Thursday, January 26, 2012

Recipe Finds - January

Welcome to Recipe Finds, where I'll share and review recipes that we've tried.  Can't always do step-by-step instructions so I thought this would be the next best thing!  

Quinoa Mac N' Cheese

In lieu of my oat problem and a growing number of workers with gluten issues, I've been investigating other sources of whole grain. Quinoa is one of those super foods that's just too nutritious to pass up. It's best described as a combination of brown rice (nutty) and couscous (soft).

This recipe for mac n'cheese is a nice introduction.  I had a few personal mishaps with the recipe (halved it but forgot to do that with the water, didn't have any garlic on hand) but it was overall easy.  It is a little on the bland side, even though I added some sour cream and cream cheese I had laying around, so I would recommend boosting this with a flavored cheese like pepper jack or smoked cheddar.  Bacon, of course, makes everything taste better.

3 forks out of 5 - worth trying again.

Southwestern Pinto Bean Soup

Even though January hasn't been very cold, I've been experimenting with soups.  They're easy to make, cheap, and you can pack a lot of nutrients in them.  Plus they freeze and reheat well so you can make a big batch.

I've never worked with dried beans before, so I simply used one can of pintos.  Technically you should use 2 to equal the dry portion in the recipe, but it was what I had on hand.

This soup was really good!  Mike and I are leery of cumin but it blends well with the other flavors.
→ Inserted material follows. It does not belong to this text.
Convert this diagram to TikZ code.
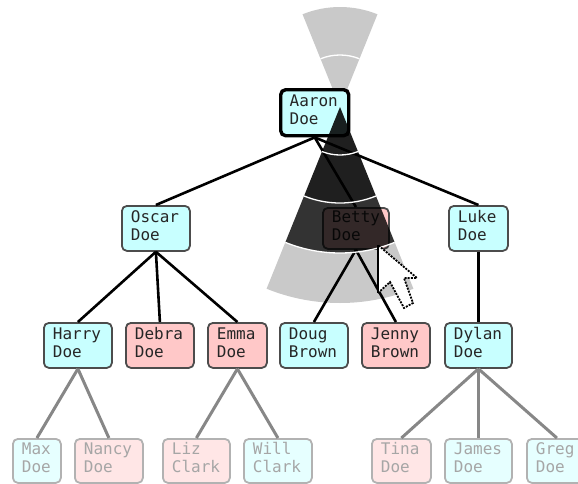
\documentclass[tikz,border=0pt]{standalone}
\usepackage{fontspec}
\setmonofont{DejaVu Sans Mono}
\definecolor{cyanbox}{HTML}{C8FFFF}
\definecolor{pinkbox}{HTML}{FFC8C8}
\definecolor{cyanleaf}{HTML}{E6FFFF}
\definecolor{pinkleaf}{HTML}{FFE6E6}
\tikzset{
  person/.style={draw=black!70,line width=1.8pt,rounded corners=5pt,anchor=north west,inner sep=0pt,
    font=\ttfamily\fontsize{16}{18}\selectfont,align=left,text=black!85},
  leaf/.style={person,draw=black!30,text=black!35},
  topperson/.style={person,draw=black,line width=3.4pt},
  link/.style={line width=2.6pt,draw=black},
  faint/.style={line width=3pt,draw=black!47},
  seam/.style={draw=white,line width=1.3pt},
}
\newcommand{\pbox}[8]{\node[#1,fill=#2,minimum width=#5pt,minimum height=#6pt,text width=#5pt-18pt] (#3) at (#4) {#7\\#8\par\vspace{6pt}};}
\begin{document}
\begin{tikzpicture}[x=1pt,y=-1pt]
\useasboundingbox (0,0) rectangle (578,483);
\coordinate (apex) at (340,107);
% upper wedge
\begin{scope}[shift={(apex)},x=1pt,y=1pt]
\fill[black!21] (0,0) -- (68:100) arc[start angle=68,end angle=112,radius=100] -- cycle;
\draw[seam] (68:52) arc[start angle=68,end angle=112,radius=52];
\end{scope}
% people
\pbox{topperson}{cyanbox}{aaron}{279,88}{68}{46}{Aaron}{Doe}
\pbox{person}{cyanbox}{oscar}{121,205}{68}{45}{Oscar}{Doe}
\pbox{person}{pinkbox}{betty}{322,207}{66}{41}{Betty}{Doe}
\pbox{person}{cyanbox}{luke}{448,205}{59}{45}{Luke}{Doe}
\pbox{person}{cyanbox}{harry}{43,322}{68}{45}{Harry}{Doe}
\pbox{person}{pinkbox}{debra}{125,322}{68}{45}{Debra}{Doe}
\pbox{person}{pinkbox}{emma}{207,322}{59}{45}{Emma}{Doe}
\pbox{person}{cyanbox}{doug}{279,322}{68}{45}{Doug}{Brown}
\pbox{person}{pinkbox}{jenny}{361,322}{68}{45}{Jenny}{Brown}
\pbox{person}{cyanbox}{dylan}{444,322}{67}{45}{Dylan}{Doe}
\pbox{leaf}{cyanleaf}{max}{12,438}{48}{44}{Max}{Doe}
\pbox{leaf}{pinkleaf}{nancy}{74,438}{68}{44}{Nancy}{Doe}
\pbox{leaf}{pinkleaf}{liz}{162,438}{67}{44}{Liz}{Clark}
\pbox{leaf}{cyanleaf}{will}{243,438}{68}{44}{Will}{Clark}
\pbox{leaf}{pinkleaf}{tina}{371,438}{59}{44}{Tina}{Doe}
\pbox{leaf}{cyanleaf}{james}{444,438}{67}{44}{James}{Doe}
\pbox{leaf}{cyanleaf}{greg}{526,438}{60}{44}{Greg}{Doe}
% links
\draw[link] (aaron.south) -- (oscar.north);
\draw[link] (aaron.south) -- (betty.north);
\draw[link] (aaron.south) -- (luke.north);
\draw[link] (oscar.south) -- (harry.north);
\draw[link] (oscar.south) -- (debra.north);
\draw[link] (oscar.south) -- (emma.north);
\draw[link] (betty.south) -- (doug.north);
\draw[link] (betty.south) -- (jenny.north);
\draw[link] (luke.south) -- (dylan.north);
\draw[faint] (harry.south) -- (max.north);
\draw[faint] (harry.south) -- (nancy.north);
\draw[faint] (emma.south) -- (liz.north);
\draw[faint] (emma.south) -- (will.north);
\draw[faint] (dylan.south) -- (tina.north);
\draw[faint] (dylan.south) -- (james.north);
\draw[faint] (dylan.south) -- (greg.north);
% lower wedge overlays
\begin{scope}[shift={(apex)},x=1pt,y=1pt]
\fill[black,opacity=.88] (0,0) -- (248:96) arc[start angle=248,end angle=292,radius=96] -- cycle;
\fill[black,opacity=.8] (248:96) arc[start angle=248,end angle=292,radius=96]
   -- (292:146) arc[start angle=292,end angle=248,radius=146] -- cycle;
\fill[black,opacity=.21] (248:146) arc[start angle=248,end angle=292,radius=146]
   -- (292:196) arc[start angle=292,end angle=248,radius=196] -- cycle;
\draw[seam] (248:48) arc[start angle=248,end angle=292,radius=48];
\draw[seam] (248:96) arc[start angle=248,end angle=292,radius=96];
\draw[seam] (248:146) arc[start angle=248,end angle=292,radius=146];
\end{scope}
% pointer
\coordinate (t) at (378,245);
\fill[white] (t) -- (378,293) -- (390,282) -- (404,308) -- (413,303) -- (404,278) -- (417,278) -- cycle;
\draw[line width=1.8pt] (t) -- (378,293);
\draw[line width=1.8pt,dash pattern=on 2pt off 1.2pt] (378,293) -- (390,282) -- (404,308) -- (413,303) -- (404,278) -- (417,278) -- (t);
\end{tikzpicture}
\end{document}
Instead of a gob of shredded cheddar, use 1 tsp of grated parmesan for your cheese kick.

4 forks out of 5

Berry-Banana Smoothie

I heart this smoothie!!!  I always have these ingredients on hand, there's tons of fiber, and I never get bored of the flavor.  Don't be scared of the cinnamon - it adds a beautiful pop of flavor! 

As for the fruit, I've found that it's not necessary to have raspberries in specific.  I often use a berry fruit blend along with the 1/2 cup of blueberries.  You can also swap the apple juice for berry juice.

5 forks out of 5

Sweet Potato and Apple Casserole

Beware this recipe - 6 servings is a lie!

Mike and I demolished this casserole in one sitting, making me fear I had misread the ingredients or something.  But no, it's just. that. tasty.

The portions on this recipe are fine, but the cooking may need a little adjustment.  2 hours is a big time commitment. First, definitely roast your sweet potatoes - you cannot duplicate this flavor otherwise. 

The apples don't need to be cut in rings (I don't have a corer anyways) and will hold together just fine if you cut them up into toddler-sized chunks.  This way, they probably don't need as long as 45 minutes to soften.  Luckily I had another dish in the oven so no harm done and the potatoes soften to the point where they started to mash themselves, which I personally liked but you may not.

I imagine that this should take 30 minutes or less (after the 1 hr needed for potato roasting), depending on if you want any semblance of firmness.  Curious if you could do it in a crock pot as well.

5 out of 5 folks

Chorizo & Sweet Potato Enchiladas

Confession - I have never liked sausage.  Chorizo is making me sing a different tune.

This is a FANTASTIC dish, particularly if you love enchiladas.  It offers up a familiar taste with a refreshing spin.  I cannot get over the combination of sweet potatoes and chorizo!  Spicy and sweet = Jennie's comfort food.

Prep isn't difficult but will take up a bit of time between chopping and sauteing.  The bonus, though, is that this makes a huge batch.  Using corn tortillas, we got 15 enchiladas out of this.  9 went into one baking pan, which at 3 enchiladas per serving created dinner for Mike and I and leftovers for just me.  The other 6 were frozen for a one-night meal.